Наверное, Роман понимал, что я не мог не принять предложение Табакова. В Театре имени Пушкина все равно продолжал бы оставаться артистом, иногда выпускающим спектакли. А в МХТ пришел уже в другом качестве. Сначала был режиссером, а через два года стал помощником художественного руководителя.
В каком-то смысле Козак сам меня к этому подтолкнул, когда сказал: «Сегодня родился режиссер». Хотя любому художнику сложно пережить рождение рядом с собой другого художника с иным мышлением — даже если он признает его талант. Спектакль «Одолжите тенора!» пользовался бешеным успехом, каким в то время на большой сцене Театра имени Пушкина не мог похвастаться ни один другой.
— Вы намекаете на творческую ревность?
— Скорее, предчувствие ревности и некий дискомфорт. Хотя для Козака работа худрука находилась далеко не на первом месте. Он был замечательным режиссером и человеком, но любил жизнь больше Театра имени Пушкина. А я больше люблю Театр имени Пушкина, потому что он и есть моя жизнь.
У Романа было много других интересов и увлечений. Неслучайно он любил говорить: «Ну, и по дороге у меня театр». Такой подход не соответствовал моему пониманию, поэтому я легко ушел к Табакову. Для него театр был не «по дороге». Олег Павлович ощущал себя его хозяином. Папой. Его так и называли в МХТ.
Мне там было хорошо. Я каждый год выпускал очередной блокбастер. У меня были очень дорогие спектакли, но Палыч поднимал любые бюджеты. В Театре имени Пушкина все пришлось начинать заново и учиться быть худруком. Я часто звонил Табакову, спрашивал, как поступить в той или иной ситуации.
— Он не советовал отбросить интеллигентские замашки и вести себя решительнее?

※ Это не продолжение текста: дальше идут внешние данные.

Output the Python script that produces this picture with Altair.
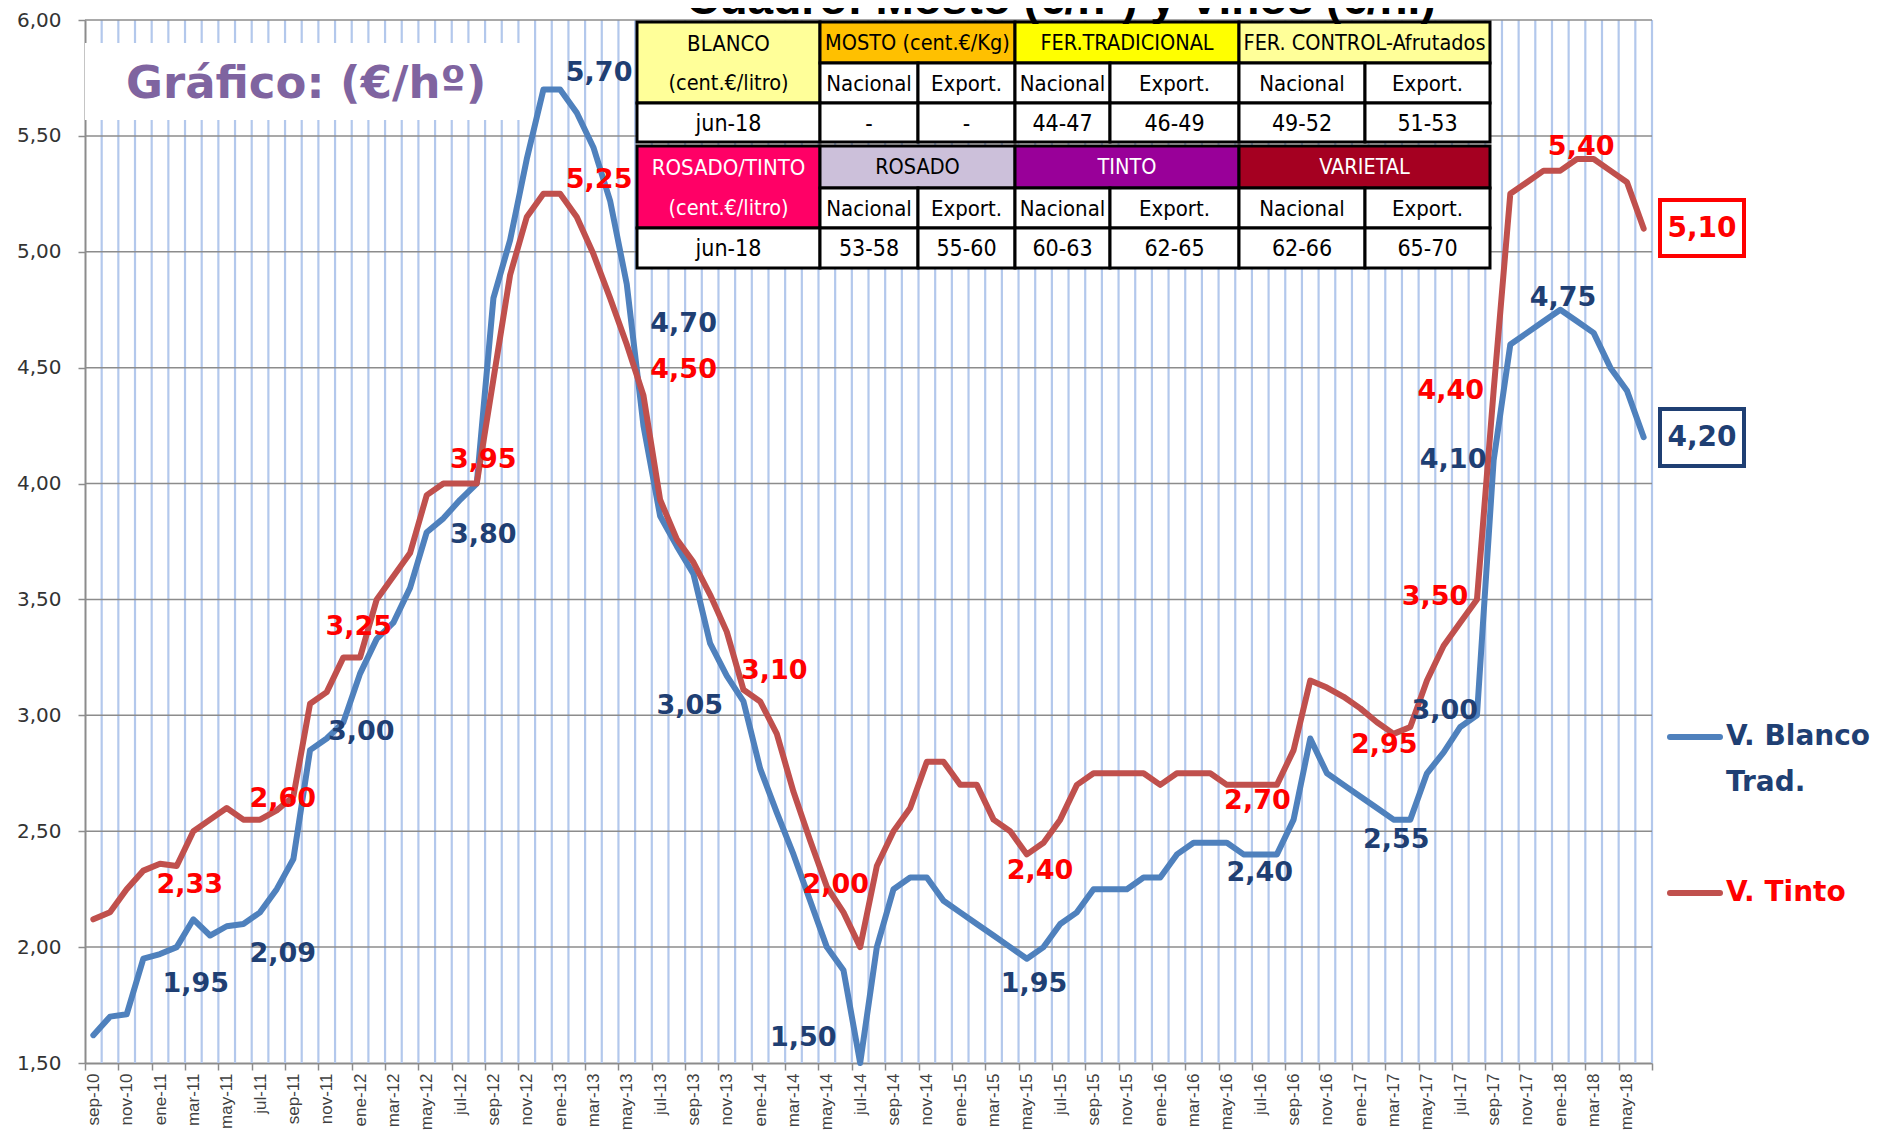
import json
import pandas as pd
import altair as alt

# ---------------- data ----------------
MONTH_NAMES = ["ene", "feb", "mar", "abr", "may", "jun", "jul", "ago", "sep", "oct", "nov", "dic"]
months = []
_y, _m = 2010, 9
while (_y, _m) <= (2018, 6):
    months.append(f"{MONTH_NAMES[_m - 1]}-{_y % 100:02d}")
    _m += 1
    if _m > 12:
        _m, _y = 1, _y + 1

blanco = [1.62, 1.70, 1.71, 1.95, 1.97, 2.00, 2.12, 2.05, 2.09, 2.10,
          2.15, 2.25, 2.38, 2.85, 2.90, 2.97, 3.18, 3.33, 3.40, 3.55,
          3.79, 3.85, 3.93, 4.00, 4.80, 5.05, 5.40, 5.70, 5.70, 5.60,
          5.45, 5.22, 4.86, 4.25, 3.86, 3.73, 3.61, 3.31, 3.17, 3.06,
          2.77, 2.58, 2.40, 2.20, 2.00, 1.90, 1.50, 2.00, 2.25, 2.30,
          2.30, 2.20, 2.15, 2.10, 2.05, 2.00, 1.95, 2.00, 2.10, 2.15,
          2.25, 2.25, 2.25, 2.30, 2.30, 2.40, 2.45, 2.45, 2.45, 2.40,
          2.40, 2.40, 2.55, 2.90, 2.75, 2.70, 2.65, 2.60, 2.55, 2.55,
          2.75, 2.84, 2.95, 3.00, 4.10, 4.60, 4.65, 4.70, 4.75, 4.70,
          4.65, 4.50, 4.40, 4.20]

tinto = [2.12, 2.15, 2.25, 2.33, 2.36, 2.35, 2.50, 2.55, 2.60, 2.55,
         2.55, 2.59, 2.65, 3.05, 3.10, 3.25, 3.25, 3.50, 3.60, 3.70,
         3.95, 4.00, 4.00, 4.00, 4.45, 4.90, 5.15, 5.25, 5.25, 5.15,
         4.99, 4.80, 4.60, 4.38, 3.93, 3.76, 3.66, 3.52, 3.36, 3.11,
         3.06, 2.92, 2.67, 2.46, 2.26, 2.15, 2.00, 2.35, 2.50, 2.60,
         2.80, 2.80, 2.70, 2.70, 2.55, 2.50, 2.40, 2.45, 2.55, 2.70,
         2.75, 2.75, 2.75, 2.75, 2.70, 2.75, 2.75, 2.75, 2.70, 2.70,
         2.70, 2.70, 2.85, 3.15, 3.12, 3.08, 3.03, 2.97, 2.92, 2.95,
         3.15, 3.30, 3.40, 3.50, 4.40, 5.25, 5.30, 5.35, 5.35, 5.40,
         5.40, 5.35, 5.30, 5.10]

series_names = ["V. Blanco Trad.", "V. Tinto"]
y_ticks = [1.5, 2.0, 2.5, 3.0, 3.5, 4.0, 4.5, 5.0, 5.5, 6.0]

# point labels: text, month position, value position
blue_label_text = ["1,95", "2,09", "3,00", "3,80", "5,70", "4,70", "3,05", "1,50",
                   "1,95", "2,40", "2,55", "3,00", "4,10", "4,75"]
blue_label_x = [6.14, 11.36, 16.07, 23.39, 30.34, 35.41, 35.78, 42.59,
                56.43, 69.97, 78.16, 81.07, 81.57, 88.16]
blue_label_y = [1.84, 1.97, 2.93, 3.78, 5.77, 4.69, 3.04, 1.61,
                1.84, 2.32, 2.46, 3.02, 4.10, 4.80]
red_label_text = ["2,33", "2,60", "3,25", "3,95", "5,25", "4,50", "3,10", "2,00",
                  "2,40", "2,70", "2,95", "3,50", "4,40", "5,40"]
red_label_x = [5.78, 11.36, 15.92, 23.39, 30.34, 35.41, 40.85, 44.54,
               56.79, 69.83, 77.44, 80.48, 81.43, 89.25]
red_label_y = [2.27, 2.64, 3.38, 4.10, 5.31, 4.49, 3.19, 2.27,
               2.33, 2.63, 2.87, 3.51, 4.40, 5.45]
last_text = ["5,10", "4,20"]

# table contents
tbl_top_head = ["BLANCO", "MOSTO (cent.€/Kg)", "FER.TRADICIONAL", "FER. CONTROL-Afrutados"]
tbl_top_vals = ["jun-18", "-", "-", "44-47", "46-49", "49-52", "51-53"]
tbl_bot_head = ["ROSADO/TINTO", "ROSADO", "TINTO", "VARIETAL"]
tbl_bot_vals = ["jun-18", "53-58", "55-60", "60-63", "62-65", "62-66", "65-70"]
tbl_unit = "(cent.€/litro)"
tbl_sub = ["Nacional", "Export."]

# ---------------- layout ----------------
PAD_L, PAD_T = 77, 12
W, H = 1567, 1043
CANVAS_W, CANVAS_H = 1876, 1124
PAD_R = CANVAS_W - PAD_L - W
PAD_B = CANVAS_H - PAD_T - H
L, T = 8 + PAD_L, 8 + PAD_T
XMIN, XMAX = -0.5, len(months) - 0.5
YMIN, YMAX = 1.5, 6.0
CW = W / len(months)


def X(px):
    return XMIN + (px - L) / W * (XMAX - XMIN)


def Y(py):
    return YMAX - (py - T) / H * (YMAX - YMIN)


xs = alt.Scale(domain=[XMIN, XMAX], nice=False, zero=False)
ys = alt.Scale(domain=[YMIN, YMAX], nice=False, zero=False)

BLUE, RED = "#4F81BD", "#C0504D"
NAVY, LRED = "#1F3F73", "#FF0000"
LBL_FONT = "DejaVu Sans"
TABLE_FONT = "Liberation Sans Narrow, DejaVu Sans Condensed, Arial Narrow, sans-serif"


def xenc(f, **kw):
    return alt.X(f, scale=xs, axis=None, **kw)


def yenc(f, **kw):
    return alt.Y(f, scale=ys, axis=None, **kw)


months_js = json.dumps(months)
x_axis = alt.Axis(values=[XMIN + 2 * k for k in range(len(months) // 2 + 1)],
                  labelExpr=f"{months_js}[round(datum.value + 0.5)] || ''",
                  labelAngle=-90, labelOffset=CW / 2, title=None, grid=False,
                  domainColor="#8C8C8C", domainWidth=2, tickColor="#8C8C8C", tickWidth=1.5,
                  tickSize=7, labelPadding=3, labelFont="Liberation Sans", labelFontSize=17,
                  labelColor="#404040", labelBound=False, labelOverlap=False, orient="bottom")
y_axis = alt.Axis(values=y_ticks, labelExpr="replace(format(datum.value, '.2f'), '.', ',')",
                  title=None, grid=False, domainColor="#8C8C8C", domainWidth=2,
                  tickColor="#8C8C8C", tickWidth=1.5, tickSize=7, labelPadding=17,
                  labelFont=LBL_FONT, labelFontSize=20, labelColor="#333333",
                  labelOverlap=False, labelBound=False, orient="left")

# vertical month gridlines (first layer: carries the x axis)
vgrid = alt.Chart(pd.DataFrame({"b": [i + 0.5 for i in range(len(months))]})).mark_rule(
    color="#B3C8EC", strokeWidth=2.2).encode(x=alt.X("b:Q", scale=xs, axis=x_axis))

# white background behind "Gráfico" (first layer with y: carries the y axis)
gbox = alt.Chart(pd.DataFrame({"x": [X(L)], "x2": [X(522)], "y": [Y(43)], "y2": [Y(120)]})).mark_rect(
    color="white").encode(x=xenc("x:Q"), x2="x2:Q", y=alt.Y("y:Q", scale=ys, axis=y_axis), y2="y2:Q")

# horizontal gridlines
hgrid = alt.Chart(pd.DataFrame({"v": y_ticks[1:]})).mark_rule(
    color="#8C8C8C", strokeWidth=1.5).encode(y=yenc("v:Q"))

# series
rows = []
for i, mname in enumerate(months):
    rows.append({"i": i, "v": blanco[i], "s": series_names[0]})
    rows.append({"i": i, "v": tinto[i], "s": series_names[1]})
df = pd.DataFrame(rows)

line = alt.Chart(df).mark_line(strokeWidth=6, strokeJoin="round", strokeCap="round").encode(
    x=xenc("i:Q"),
    y=yenc("v:Q"),
    color=alt.Color("s:N", scale=alt.Scale(domain=series_names, range=[BLUE, RED]), legend=None),
)

# point labels
lab_df = pd.DataFrame({
    "x": blue_label_x + red_label_x,
    "y": blue_label_y + red_label_y,
    "t": blue_label_text + red_label_text,
    "c": [NAVY] * len(blue_label_text) + [LRED] * len(red_label_text),
})
labels = alt.Chart(lab_df).mark_text(font=LBL_FONT, fontWeight="bold", fontSize=27,
                                     align="center", baseline="middle").encode(
    x=xenc("x:Q"), y=yenc("y:Q"), text="t:N", color=alt.Color("c:N", scale=None))

# boxed last values
box_df = pd.DataFrame({
    "x": [X(1660)] * 2, "x2": [X(1744)] * 2,
    "y": [Y(200), Y(409)], "y2": [Y(256), Y(466)],
    "c": [LRED, NAVY], "t": last_text,
    "xm": [X(1702)] * 2, "ym": [Y(229), Y(438)],
})
boxes = alt.Chart(box_df).mark_rect(fill="white", strokeWidth=4).encode(
    x=xenc("x:Q"), x2="x2:Q", y=yenc("y:Q"), y2="y2:Q", stroke=alt.Stroke("c:N", scale=None))
box_text = alt.Chart(box_df).mark_text(font=LBL_FONT, fontWeight="bold", fontSize=28,
                                       align="center", baseline="middle").encode(
    x=xenc("xm:Q"), y=yenc("ym:Q"), text="t:N", color=alt.Color("c:N", scale=None))

# table
COLS = [637, 820, 918, 1015, 1110, 1239, 1365, 1490]
BLOCKS = [
    {"rows": [22, 63, 103, 142], "head": tbl_top_head, "vals": tbl_top_vals,
     "fills": ["#FFFF99", "#FFC000", "#FFFF00", "#FFFF99"],
     "tcol": ["black", "black", "black", "black"]},
    {"rows": [146, 188, 228, 268], "head": tbl_bot_head, "vals": tbl_bot_vals,
     "fills": ["#FF0066", "#CCC0DA", "#990099", "#A50021"],
     "tcol": ["white", "black", "white", "white"]},
]
cells, texts = [], []


def add_cell(x0, x1, y0, y1, fill):
    cells.append({"x": X(x0), "x2": X(x1), "y": Y(y0), "y2": Y(y1), "f": fill})


def add_text(x0, x1, y0, y1, t, c, s):
    texts.append({"x": X((x0 + x1) / 2), "y": Y((y0 + y1) / 2 + 1), "t": t, "c": c, "s": s})


for b in BLOCKS:
    r = b["rows"]
    add_cell(COLS[0], COLS[1], r[0], r[2], b["fills"][0])
    add_text(COLS[0], COLS[1], r[0], r[1], b["head"][0], b["tcol"][0], 22)
    add_text(COLS[0], COLS[1], r[1], r[2], tbl_unit, b["tcol"][0], 21.5)
    for g in range(3):
        add_cell(COLS[1 + 2 * g], COLS[3 + 2 * g], r[0], r[1], b["fills"][g + 1])
        add_text(COLS[1 + 2 * g], COLS[3 + 2 * g], r[0], r[1], b["head"][g + 1], b["tcol"][g + 1], 21.5)
    for c in range(1, 7):
        add_cell(COLS[c], COLS[c + 1], r[1], r[2], "white")
        add_text(COLS[c], COLS[c + 1], r[1], r[2], tbl_sub[(c - 1) % 2], "black", 22)
    for c in range(7):
        add_cell(COLS[c], COLS[c + 1], r[2], r[3], "white")
        add_text(COLS[c], COLS[c + 1], r[2], r[3], b["vals"][c], "black", 23)

table_rects = alt.Chart(pd.DataFrame(cells)).mark_rect(stroke="black", strokeWidth=3).encode(
    x=xenc("x:Q"), x2="x2:Q", y=yenc("y:Q"), y2="y2:Q", fill=alt.Fill("f:N", scale=None))
table_text = alt.Chart(pd.DataFrame(texts)).mark_text(font=TABLE_FONT,
                                                      align="center", baseline="middle").encode(
    x=xenc("x:Q"), y=yenc("y:Q"), text="t:N", color=alt.Color("c:N", scale=None),
    size=alt.Size("s:Q", scale=None))

# legend
leg_rules = alt.Chart(pd.DataFrame({
    "x": [X(1670)] * 2, "x2": [X(1720)] * 2, "y": [Y(737), Y(893)], "c": [BLUE, RED]})).mark_rule(
    strokeWidth=6, strokeCap="round").encode(
    x=xenc("x:Q"), x2="x2:Q", y=yenc("y:Q"), color=alt.Color("c:N", scale=None))
leg_text = alt.Chart(pd.DataFrame({
    "x": [X(1726)] * 3, "y": [Y(737), Y(783), Y(893)],
    "t": ["V. Blanco", "Trad.", series_names[1]], "c": [NAVY, NAVY, LRED]})).mark_text(
    font=LBL_FONT, fontWeight="bold", fontSize=28, align="left", baseline="middle").encode(
    x=xenc("x:Q"), y=yenc("y:Q"), text="t:N", color=alt.Color("c:N", scale=None))

# titles
title = alt.Chart(pd.DataFrame({"x": [X(1061)], "y": [Y(14)], "t": ["Cuadro: Mosto (€/hº) y Vinos (€/hl)"]})).mark_text(
    font="Liberation Sans", fontWeight="bold", fontSize=46, align="center", baseline="alphabetic",
    color="black").encode(x=xenc("x:Q"), y=yenc("y:Q"), text="t:N")
grafico = alt.Chart(pd.DataFrame({"x": [X(126)], "y": [Y(98)], "t": ["Gráfico: (€/hº)"]})).mark_text(
    font=LBL_FONT, fontWeight="bold", fontSize=45, align="left", baseline="alphabetic",
    color="#7F64A0").encode(x=xenc("x:Q"), y=yenc("y:Q"), text="t:N")

chart = alt.layer(
    vgrid, gbox, hgrid, line, labels, boxes, box_text, table_rects, table_text,
    leg_rules, leg_text, title, grafico,
).resolve_axis(x="independent", y="independent").properties(
    width=W, height=H,
    autosize=alt.AutoSizeParams(type="none"),
    padding={"left": PAD_L, "top": PAD_T, "right": PAD_R, "bottom": PAD_B},
    background="white",
).configure_view(stroke=None)

chart.save("out.html", embed_options={"renderer": "svg", "actions": False})
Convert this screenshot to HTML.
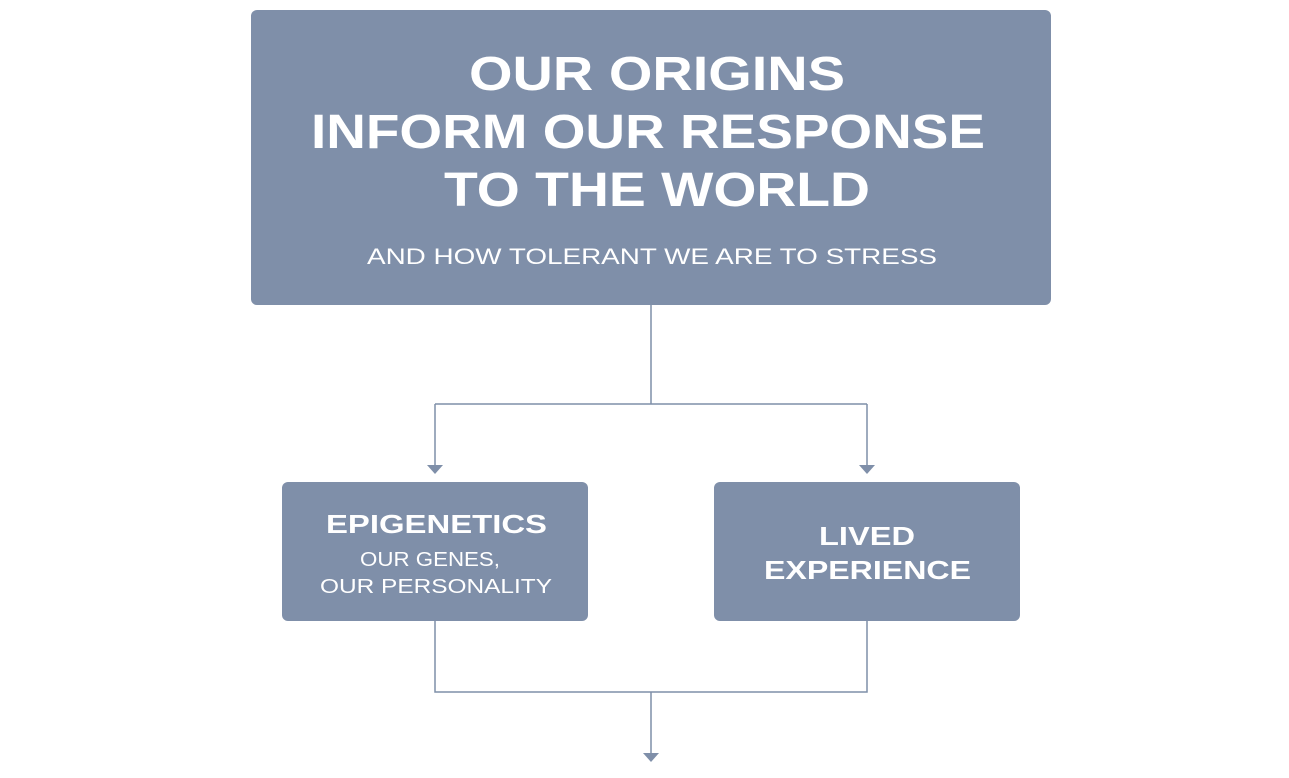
<!DOCTYPE html>
<html><head><meta charset="utf-8"><style>html,body{margin:0;padding:0;background:#fff}svg{display:block}</style></head>
<body>
<svg width="1289" height="778" viewBox="0 0 1289 778" xmlns="http://www.w3.org/2000/svg" font-family="'Liberation Sans', sans-serif" fill="#fff">
<rect x="251" y="10" width="800" height="295" rx="6" fill="#7f8fa9"/>
<rect x="282" y="482" width="306" height="139" rx="6" fill="#7f8fa9"/>
<rect x="714" y="482" width="306" height="139" rx="6" fill="#7f8fa9"/>
<g stroke="#7f8fa9" stroke-width="1.5" fill="none">
<path d="M651 305V404M435 404H867M435 404V466M867 404V466"/>
<path d="M435 621V692H867V621M651 692V753"/>
</g>
<g fill="#7f8fa9">
<path d="M427 465h16l-8 9z"/><path d="M859 465h16l-8 9z"/><path d="M643 753h16l-8 9z"/>
</g>
<g font-weight="bold" font-size="48" text-anchor="start">
<text x="469" y="90" textLength="376" lengthAdjust="spacingAndGlyphs">OUR ORIGINS</text>
<text x="311" y="148" textLength="674" lengthAdjust="spacingAndGlyphs">INFORM OUR RESPONSE</text>
<text x="444" y="206" textLength="426" lengthAdjust="spacingAndGlyphs">TO THE WORLD</text>
</g>
<text x="367" y="264" font-size="22" textLength="570" lengthAdjust="spacingAndGlyphs">AND HOW TOLERANT WE ARE TO STRESS</text>
<text x="326" y="533" font-size="26" font-weight="bold" textLength="221" lengthAdjust="spacingAndGlyphs">EPIGENETICS</text>
<text x="360" y="566" font-size="20" textLength="140" lengthAdjust="spacingAndGlyphs">OUR GENES,</text>
<text x="320" y="593" font-size="20" textLength="232" lengthAdjust="spacingAndGlyphs">OUR PERSONALITY</text>
<text x="819" y="545" font-size="26" font-weight="bold" textLength="96" lengthAdjust="spacingAndGlyphs">LIVED</text>
<text x="764" y="579" font-size="26" font-weight="bold" textLength="207" lengthAdjust="spacingAndGlyphs">EXPERIENCE</text>
</svg>
</body></html>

— Советовал. Хотя большинство советов нельзя здесь воспроизвести, они непечатные. Из самых безобидных, наверное, такой:
— Первым делом, как придешь, кого-нибудь уволь, — наставлял Табаков.
— Зачем?
— Для острастки. Чтобы знали, кто здесь хозяин.
— А кого уволить?
— Ну, не знаю, найди кого-нибудь.
Ничего такого я делать не стал. И бесконечно благодарен всем работникам Театра имени Пушкина, которые терпеливо ожидали моего взросления и понимания ситуации. Они видели, что я пришел не разрушать, а любить это место, и отдаю ему все силы и всю свою жизнь. Могу терпеть и талантливых, и не очень талантливых людей, если они тоже любят этот театр.